Japan’s Inpex expects an LNG supply shortfall in the Pacific coastal region, including Asia, in 2035, as demand will nearly double from current levels, the oil and gas major said in its 2025 earnings report on Thursday.
Global LNG demand is expected to increase to about 700 million tons per year in 2035, up from the current level of around 400 million tons annually, according to the Japanese company, which operates the Ichthys LNG project offshore Western Australia.
“Demand will be concentrated in the Asia–Oceania region, accounting for about 60% of the total,” Inpex said in the outlook to 2035.
“Supply shortfall is expected in the Pacific coastal region, including Asia,” the company noted in its LNG Supply and Demand Outlook in the report.
While other regions look sufficiently supplied, the Pacific coastal region could see a supply shortfall of 231 million tons per year in 2035, according to Inpex.
Despite warnings of a near-term global LNG glut, top exporters in the Middle East, including Qatar and the United Arab Emirates (UAE), see strong demand going forward and flag insufficient investment in supply in the medium to long term.
The UAE is growing its LNG exports to meet surging global demand that will outpace investment in supply, Energy Minister Suhail al Mazrouei told Reuters at the end of last year.

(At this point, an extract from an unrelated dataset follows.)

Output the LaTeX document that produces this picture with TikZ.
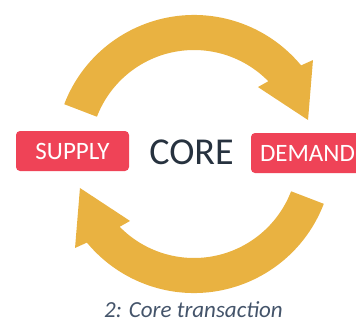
\documentclass[tikz,border=0pt]{standalone}
\usepackage{fontspec}
\setmainfont{Carlito}
\definecolor{gold}{HTML}{E9B241}
\definecolor{boxred}{HTML}{EF4357}
\definecolor{coretext}{HTML}{27323F}
\definecolor{captext}{HTML}{44546A}
\tikzset{
  arrowband/.style={fill=gold, draw=none},
  labelbox/.style={fill=boxred, rounded corners=4pt, text=white, minimum width=113pt, minimum height=40pt, inner sep=0pt, font=\fontsize{25}{25}\selectfont},
}
\begin{document}
\begin{tikzpicture}[x=1pt,y=1pt]
\useasboundingbox (0,0) rectangle (356,-322);
\begin{scope}[shift={(194,-154)}]
  \path[arrowband] (159:139) arc[start angle=159, end angle=39.6, radius=139]
    -- (38.3:151.6) -- (16.6:119) -- (46.3:92.6) -- (44.4:104)
    arc[start angle=44.4, end angle=159, radius=104] -- cycle;
  \begin{scope}[rotate=180]
  \path[arrowband] (159:139) arc[start angle=159, end angle=39.6, radius=139]
    -- (38.3:151.6) -- (16.6:119) -- (46.3:92.6) -- (44.4:104)
    arc[start angle=44.4, end angle=159, radius=104] -- cycle;
  \end{scope}
\end{scope}
\node[labelbox] (supply) at (72.5,-151) {SUPPLY};
\node[labelbox] (demand) at (307.5,-153) {DEMAND};
\node[text=coretext, font=\fontsize{38}{38}\selectfont, inner sep=0pt] (core) at (191.5,-152) {CORE};
\node[text=captext, font=\fontsize{23}{23}\selectfont\itshape, inner sep=0pt, anchor=base] (caption) at (193.5,-317) {2: Core transaction};
\end{tikzpicture}
\end{document}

“I agree with his excellency, Minister of Qatar, that the demand is going to be much, much more than the projects that we are seeing,” the UAE official added.
Saad Sherida Al-Kaabi, who is QatarEnergy’s CEO as well as the Minister of State for Energy Affairs of Qatar, said in December “I have no worry at all about demand in the future.”
“I have a worry about the lack of investment for additional supply in the future, which will cause prices to spike,” Al-Kaabi added.